La morte di Gesù non è stata la fine, ma il punto di arrivo della sua obbedienza e del suo amore, la consegna di se stesso al Padre, per amore degli uomini. Proprio per questo la morte di Gesù è stata un passaggio al Padre, una Pasqua. A questo riguardo è illuminante il brano della seconda lettera di Paolo ai Corinti, che abbiamo ascoltato. L’Apostolo considera la vita terrena come un transito, come un cammino verso il Signore, mèta della nostra esistenza. Tutti camminiamo verso la risurrezione. L’esistenza dei credenti su questa terra è un passaggio, durante il quale il nostro credere è infiacchito da dubbi, il nostro amare è fragile e precario, il nostro sperare incerto e confuso.

 Per esprimere la tensione del credente verso l’incontro definitivo con Dio, Paolo utilizza una serie di immagini che esprimono il passaggio dal provvisorio al definitivo: dalla tenda alla casa, dalla nudità al vestito, dall’esilio alla patria.
L’esistenza dei credenti su questa terra è un esilio, e – tuttavia – in questa esistenza terrena, i battezzati sono protesi verso la mèta che è il Signore, come terra promessa, come patria definitiva. Questa è stata la fede di don Giovanni ed è la fede condivisa da tutti noi che partecipiamo alla celebrazione dell’Eucaristia, vale a dire dell’evento della morte e della risurrezione di Gesù.

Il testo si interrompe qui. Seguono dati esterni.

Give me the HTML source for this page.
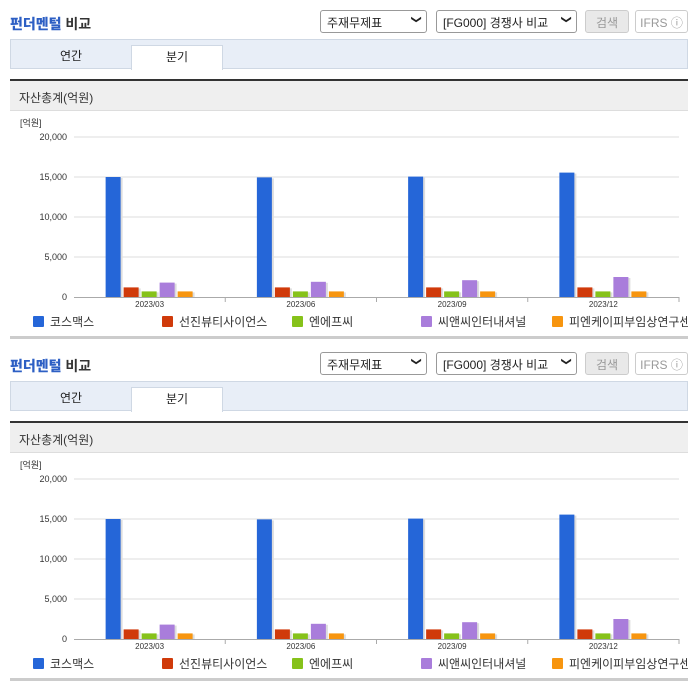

 Mi piace concludere questa omelia con le parole stesse di questo caro sacerdote, scritte nel suo testamento spirituale: “Ringrazio il Signore per la vocazione e il sacerdozio che mi ha donato, per tutti i benefici che mi ha elargito per il bene mio e degli altri. Il Signore benedica le tante persone che hanno avuto comprensione di me e mi hanno assistito. Chiedo perdono a tutti per le mie mancanze e domando la grazia di una preghiera”.

 A me piace consegnarvi la vita e la morte di don Giovanni nel segno della speranza che viene a tutti noi dalla fede battesimale in Gesù Cristo, morto, sepolto e risorto.
Accanto alla bara di don Giovanni arde il cero pasquale, annuncio della risurrezione; sulla sua bara è aperto il Vangelo con le parole di vita che non passeranno mai. Poi circonderemo di onore e di amore il suo corpo con il profumo dell’incenso e con l’acqua del Battesimo.
Gli angeli lo accompagnino in Paradiso, lo accolga la Vergine Santa, la nostra Madonna di Monteberico, i Santi e i Beati della nostra Chiesa.

 E tu, don Giovanni, prega per la nostra diocesi, perché il Signore le doni la grazia di numerose e sante vocazioni al Sacerdozio, alla Vita Consacrata e al Sacramento del Matrimonio. Amen!